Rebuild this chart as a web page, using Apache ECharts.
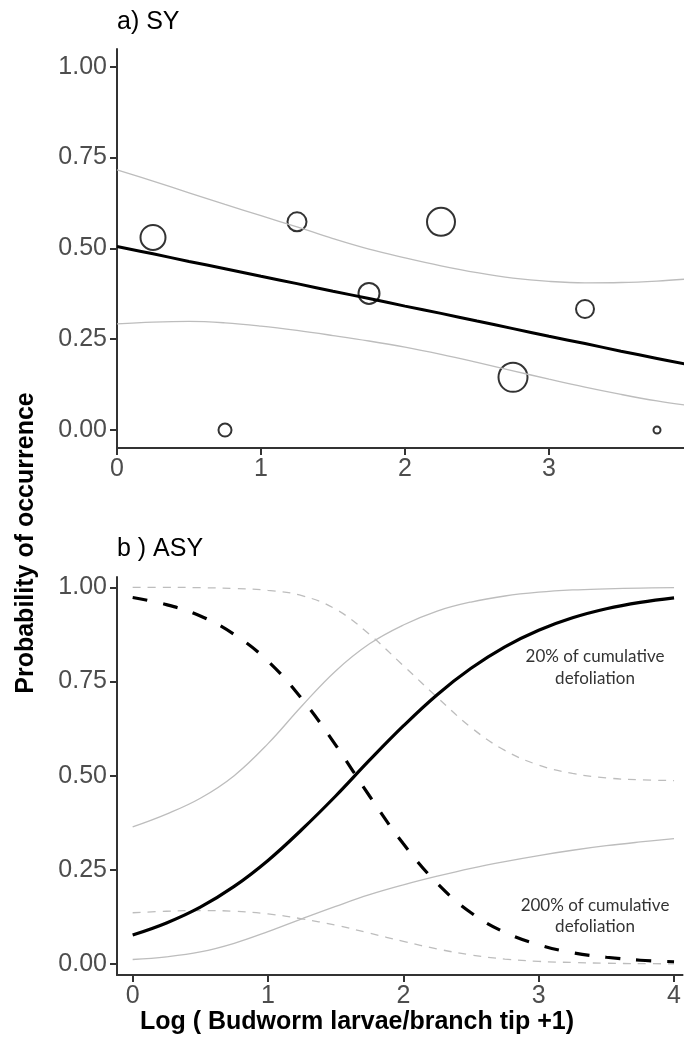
<!DOCTYPE html>
<html>
<head>
<meta charset="utf-8">
<script src="https://cdn.jsdelivr.net/npm/echarts@6/dist/echarts.min.js"></script>
<style>
  html, body { margin: 0; padding: 0; background: #fff; }
  #chart { width: 684px; height: 1040px; }
</style>
</head>
<body>
<div id="chart"></div>
<script>
// ---- panel a) SY ----
var obsX = [0.25, 0.75, 1.25, 1.75, 2.25, 2.75, 3.25, 3.75];
var obsY = [0.53, 0.0, 0.573, 0.376, 0.573, 0.145, 0.333, 0.0];
var obsSize = [25, 13, 19, 21, 28, 29, 18, 7];

var fitAX = [0, 0.25, 0.5, 0.75, 1, 1.25, 1.5, 1.75, 2, 2.25, 2.5, 2.75, 3, 3.25, 3.5, 3.75, 3.94];
var fitA = [0.505, 0.485, 0.464, 0.444, 0.423, 0.403, 0.382, 0.362, 0.341, 0.321, 0.30, 0.279, 0.258, 0.238, 0.217, 0.197, 0.182];
var fitAUpper = [0.716, 0.685, 0.653, 0.621, 0.59, 0.559, 0.527, 0.498, 0.474, 0.452, 0.433, 0.418, 0.409, 0.405, 0.406, 0.41, 0.415];
var fitALower = [0.292, 0.297, 0.299, 0.295, 0.286, 0.274, 0.26, 0.245, 0.228, 0.208, 0.186, 0.163, 0.14, 0.118, 0.098, 0.08, 0.069];

// ---- panel b) ASY ----
var fitBX = [0, 0.25, 0.5, 0.75, 1, 1.25, 1.5, 1.75, 2, 2.25, 2.5, 2.75, 3, 3.25, 3.5, 3.75, 4];
var def20 = [0.077, 0.109, 0.151, 0.206, 0.275, 0.357, 0.446, 0.541, 0.632, 0.715, 0.785, 0.842, 0.886, 0.919, 0.943, 0.960, 0.972];
var def20Upper = [0.364, 0.398, 0.44, 0.50, 0.585, 0.685, 0.778, 0.85, 0.9, 0.937, 0.961, 0.977, 0.987, 0.993, 0.996, 0.998, 0.999];
var def20Lower = [0.012, 0.019, 0.032, 0.055, 0.086, 0.12, 0.153, 0.184, 0.21, 0.233, 0.254, 0.272, 0.288, 0.302, 0.314, 0.324, 0.333];
var def200 = [0.973, 0.954, 0.924, 0.875, 0.804, 0.704, 0.581, 0.446, 0.319, 0.214, 0.136, 0.084, 0.051, 0.030, 0.018, 0.010, 0.006];
var def200Upper = [1.0, 1.0, 0.999, 0.997, 0.992, 0.978, 0.942, 0.875, 0.792, 0.708, 0.628, 0.567, 0.528, 0.506, 0.494, 0.489, 0.487];
var def200Lower = [0.136, 0.14, 0.142, 0.14, 0.133, 0.12, 0.103, 0.082, 0.06, 0.04, 0.024, 0.013, 0.007, 0.004, 0.002, 0.001, 0.0005];

var xTicksA = [0, 1, 2, 3];
var xTicksB = [0, 1, 2, 3, 4];
var yTicks = [0, 0.25, 0.5, 0.75, 1];

var FONT = '"Liberation Sans", Arial, sans-serif';

function pairs(xs, ys) {
  return xs.map(function (x, i) { return [x, ys[i]]; });
}

function xAxisCfg(grid, min, max, ticks) {
  return {
    type: 'value', gridIndex: grid, min: min, max: max,
    splitLine: { show: false },
    axisLine: { onZero: false, lineStyle: { color: '#333', width: 2 } },
    axisTick: { customValues: ticks, length: 7, lineStyle: { color: '#333', width: 2 } },
    axisLabel: { customValues: ticks, margin: 9, color: '#4d4d4d', fontSize: 25, fontFamily: FONT }
  };
}

function yAxisCfg(grid, min, max) {
  return {
    type: 'value', gridIndex: grid, min: min, max: max,
    splitLine: { show: false },
    axisLine: { show: true, onZero: false, lineStyle: { color: '#333', width: 2 } },
    axisTick: { show: true, customValues: yTicks, length: 7, lineStyle: { color: '#333', width: 2 } },
    axisLabel: {
      customValues: yTicks, margin: 10, color: '#4d4d4d', fontSize: 25, fontFamily: FONT,
      formatter: function (v) { return v.toFixed(2); }
    }
  };
}

function line(xi, data, color, width, type) {
  return {
    type: 'line', xAxisIndex: xi, yAxisIndex: xi, data: data,
    smooth: 0.4, symbol: 'none', silent: true,
    lineStyle: { color: color, width: width, type: type || 'solid', cap: 'butt' }
  };
}

var chart = echarts.init(document.getElementById('chart'), null, { renderer: 'canvas' });

var option = {
  animation: false,
  backgroundColor: '#fff',
  grid: [
    { left: 117, right: 0, top: 49, height: 399 },
    { left: 117, right: 0, top: 577, height: 398 }
  ],
  xAxis: [
    xAxisCfg(0, 0, 3.9375, xTicksA),
    xAxisCfg(1, -0.1157, 4.063, xTicksB)
  ],
  yAxis: [
    yAxisCfg(0, -0.0495, 1.0487),
    yAxisCfg(1, -0.0292, 1.0274)
  ],
  series: [
    line(0, pairs(fitAX, fitAUpper), '#bdbdbd', 1.3),
    line(0, pairs(fitAX, fitALower), '#bdbdbd', 1.3),
    line(0, pairs(fitAX, fitA), '#000', 3),
    {
      type: 'scatter', xAxisIndex: 0, yAxisIndex: 0,
      data: obsX.map(function (x, i) { return [x, obsY[i], obsSize[i]]; }),
      symbol: 'circle',
      symbolSize: function (d) { return d[2]; },
      itemStyle: { color: 'rgba(0,0,0,0)', borderColor: '#000', borderWidth: 2 },
      silent: true
    },
    line(1, pairs(fitBX, def200Upper), '#bdbdbd', 1.3, [8, 7]),
    line(1, pairs(fitBX, def200Lower), '#bdbdbd', 1.3, [8, 7]),
    line(1, pairs(fitBX, def20Upper), '#bdbdbd', 1.3),
    line(1, pairs(fitBX, def20Lower), '#bdbdbd', 1.3),
    line(1, pairs(fitBX, def200), '#000', 3.2, [15, 16]),
    line(1, pairs(fitBX, def20), '#000', 3.2)
  ],
  graphic: [
    { type: 'text', left: 117, top: 10, style: { text: 'a) SY', fill: '#000', font: '25px ' + FONT } },
    { type: 'text', left: 117, top: 537, style: { text: 'b ) ASY', fill: '#000', font: '25px ' + FONT } },
    {
      type: 'text', x: 26, y: 543, rotation: Math.PI / 2,
      style: { text: 'Probability of occurrence', fill: '#000', font: 'bold 25px ' + FONT, align: 'center', verticalAlign: 'middle' }
    },
    {
      type: 'text', x: 357, y: 1022,
      style: { text: 'Log ( Budworm larvae/branch tip +1)', fill: '#000', font: 'bold 25px ' + FONT, align: 'center', verticalAlign: 'middle' }
    },
    {
      type: 'text', x: 595, y: 668,
      style: { text: '20% of cumulative\ndefoliation', fill: '#333', font: '17px Lato, sans-serif', align: 'center', verticalAlign: 'middle', lineHeight: 22 }
    },
    {
      type: 'text', x: 595, y: 916,
      style: { text: '200% of cumulative\ndefoliation', fill: '#333', font: '17px Lato, sans-serif', align: 'center', verticalAlign: 'middle', lineHeight: 21 }
    }
  ]
};

chart.setOption(option);
</script>
</body>
</html>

*WHAT IS EXPECTED*:
Write out the data precisely as given, excluding the pictures.

*TASK SOLUTION*:
Rebuild this chart as a web page, using Apache ECharts.
<!DOCTYPE html>
<html>
<head>
<meta charset="utf-8">
<script src="https://cdn.jsdelivr.net/npm/echarts@6/dist/echarts.min.js"></script>
<style>
  html, body { margin: 0; padding: 0; background: #fff; }
  #chart { width: 684px; height: 1040px; }
</style>
</head>
<body>
<div id="chart"></div>
<script>
// ---- panel a) SY ----
var obsX = [0.25, 0.75, 1.25, 1.75, 2.25, 2.75, 3.25, 3.75];
var obsY = [0.53, 0.0, 0.573, 0.376, 0.573, 0.145, 0.333, 0.0];
var obsSize = [25, 13, 19, 21, 28, 29, 18, 7];

var fitAX = [0, 0.25, 0.5, 0.75, 1, 1.25, 1.5, 1.75, 2, 2.25, 2.5, 2.75, 3, 3.25, 3.5, 3.75, 3.94];
var fitA = [0.505, 0.485, 0.464, 0.444, 0.423, 0.403, 0.382, 0.362, 0.341, 0.321, 0.30, 0.279, 0.258, 0.238, 0.217, 0.197, 0.182];
var fitAUpper = [0.716, 0.685, 0.653, 0.621, 0.59, 0.559, 0.527, 0.498, 0.474, 0.452, 0.433, 0.418, 0.409, 0.405, 0.406, 0.41, 0.415];
var fitALower = [0.292, 0.297, 0.299, 0.295, 0.286, 0.274, 0.26, 0.245, 0.228, 0.208, 0.186, 0.163, 0.14, 0.118, 0.098, 0.08, 0.069];

// ---- panel b) ASY ----
var fitBX = [0, 0.25, 0.5, 0.75, 1, 1.25, 1.5, 1.75, 2, 2.25, 2.5, 2.75, 3, 3.25, 3.5, 3.75, 4];
var def20 = [0.077, 0.109, 0.151, 0.206, 0.275, 0.357, 0.446, 0.541, 0.632, 0.715, 0.785, 0.842, 0.886, 0.919, 0.943, 0.960, 0.972];
var def20Upper = [0.364, 0.398, 0.44, 0.50, 0.585, 0.685, 0.778, 0.85, 0.9, 0.937, 0.961, 0.977, 0.987, 0.993, 0.996, 0.998, 0.999];
var def20Lower = [0.012, 0.019, 0.032, 0.055, 0.086, 0.12, 0.153, 0.184, 0.21, 0.233, 0.254, 0.272, 0.288, 0.302, 0.314, 0.324, 0.333];
var def200 = [0.973, 0.954, 0.924, 0.875, 0.804, 0.704, 0.581, 0.446, 0.319, 0.214, 0.136, 0.084, 0.051, 0.030, 0.018, 0.010, 0.006];
var def200Upper = [1.0, 1.0, 0.999, 0.997, 0.992, 0.978, 0.942, 0.875, 0.792, 0.708, 0.628, 0.567, 0.528, 0.506, 0.494, 0.489, 0.487];
var def200Lower = [0.136, 0.14, 0.142, 0.14, 0.133, 0.12, 0.103, 0.082, 0.06, 0.04, 0.024, 0.013, 0.007, 0.004, 0.002, 0.001, 0.0005];

var xTicksA = [0, 1, 2, 3];
var xTicksB = [0, 1, 2, 3, 4];
var yTicks = [0, 0.25, 0.5, 0.75, 1];

var FONT = '"Liberation Sans", Arial, sans-serif';

function pairs(xs, ys) {
  return xs.map(function (x, i) { return [x, ys[i]]; });
}

function xAxisCfg(grid, min, max, ticks) {
  return {
    type: 'value', gridIndex: grid, min: min, max: max,
    splitLine: { show: false },
    axisLine: { onZero: false, lineStyle: { color: '#333', width: 2 } },
    axisTick: { customValues: ticks, length: 7, lineStyle: { color: '#333', width: 2 } },
    axisLabel: { customValues: ticks, margin: 9, color: '#4d4d4d', fontSize: 25, fontFamily: FONT }
  };
}

function yAxisCfg(grid, min, max) {
  return {
    type: 'value', gridIndex: grid, min: min, max: max,
    splitLine: { show: false },
    axisLine: { show: true, onZero: false, lineStyle: { color: '#333', width: 2 } },
    axisTick: { show: true, customValues: yTicks, length: 7, lineStyle: { color: '#333', width: 2 } },
    axisLabel: {
      customValues: yTicks, margin: 10, color: '#4d4d4d', fontSize: 25, fontFamily: FONT,
      formatter: function (v) { return v.toFixed(2); }
    }
  };
}

function line(xi, data, color, width, type) {
  return {
    type: 'line', xAxisIndex: xi, yAxisIndex: xi, data: data,
    smooth: 0.4, symbol: 'none', silent: true,
    lineStyle: { color: color, width: width, type: type || 'solid', cap: 'butt' }
  };
}

var chart = echarts.init(document.getElementById('chart'), null, { renderer: 'canvas' });

var option = {
  animation: false,
  backgroundColor: '#fff',
  grid: [
    { left: 117, right: 0, top: 49, height: 399 },
    { left: 117, right: 0, top: 577, height: 398 }
  ],
  xAxis: [
    xAxisCfg(0, 0, 3.9375, xTicksA),
    xAxisCfg(1, -0.1157, 4.063, xTicksB)
  ],
  yAxis: [
    yAxisCfg(0, -0.0495, 1.0487),
    yAxisCfg(1, -0.0292, 1.0274)
  ],
  series: [
    line(0, pairs(fitAX, fitAUpper), '#bdbdbd', 1.3),
    line(0, pairs(fitAX, fitALower), '#bdbdbd', 1.3),
    line(0, pairs(fitAX, fitA), '#000', 3),
    {
      type: 'scatter', xAxisIndex: 0, yAxisIndex: 0,
      data: obsX.map(function (x, i) { return [x, obsY[i], obsSize[i]]; }),
      symbol: 'circle',
      symbolSize: function (d) { return d[2]; },
      itemStyle: { color: 'rgba(0,0,0,0)', borderColor: '#000', borderWidth: 2 },
      silent: true
    },
    line(1, pairs(fitBX, def200Upper), '#bdbdbd', 1.3, [8, 7]),
    line(1, pairs(fitBX, def200Lower), '#bdbdbd', 1.3, [8, 7]),
    line(1, pairs(fitBX, def20Upper), '#bdbdbd', 1.3),
    line(1, pairs(fitBX, def20Lower), '#bdbdbd', 1.3),
    line(1, pairs(fitBX, def200), '#000', 3.2, [15, 16]),
    line(1, pairs(fitBX, def20), '#000', 3.2)
  ],
  graphic: [
    { type: 'text', left: 117, top: 10, style: { text: 'a) SY', fill: '#000', font: '25px ' + FONT } },
    { type: 'text', left: 117, top: 537, style: { text: 'b ) ASY', fill: '#000', font: '25px ' + FONT } },
    {
      type: 'text', x: 26, y: 543, rotation: Math.PI / 2,
      style: { text: 'Probability of occurrence', fill: '#000', font: 'bold 25px ' + FONT, align: 'center', verticalAlign: 'middle' }
    },
    {
      type: 'text', x: 357, y: 1022,
      style: { text: 'Log ( Budworm larvae/branch tip +1)', fill: '#000', font: 'bold 25px ' + FONT, align: 'center', verticalAlign: 'middle' }
    },
    {
      type: 'text', x: 595, y: 668,
      style: { text: '20% of cumulative\ndefoliation', fill: '#333', font: '17px Lato, sans-serif', align: 'center', verticalAlign: 'middle', lineHeight: 22 }
    },
    {
      type: 'text', x: 595, y: 916,
      style: { text: '200% of cumulative\ndefoliation', fill: '#333', font: '17px Lato, sans-serif', align: 'center', verticalAlign: 'middle', lineHeight: 21 }
    }
  ]
};

chart.setOption(option);
</script>
</body>
</html>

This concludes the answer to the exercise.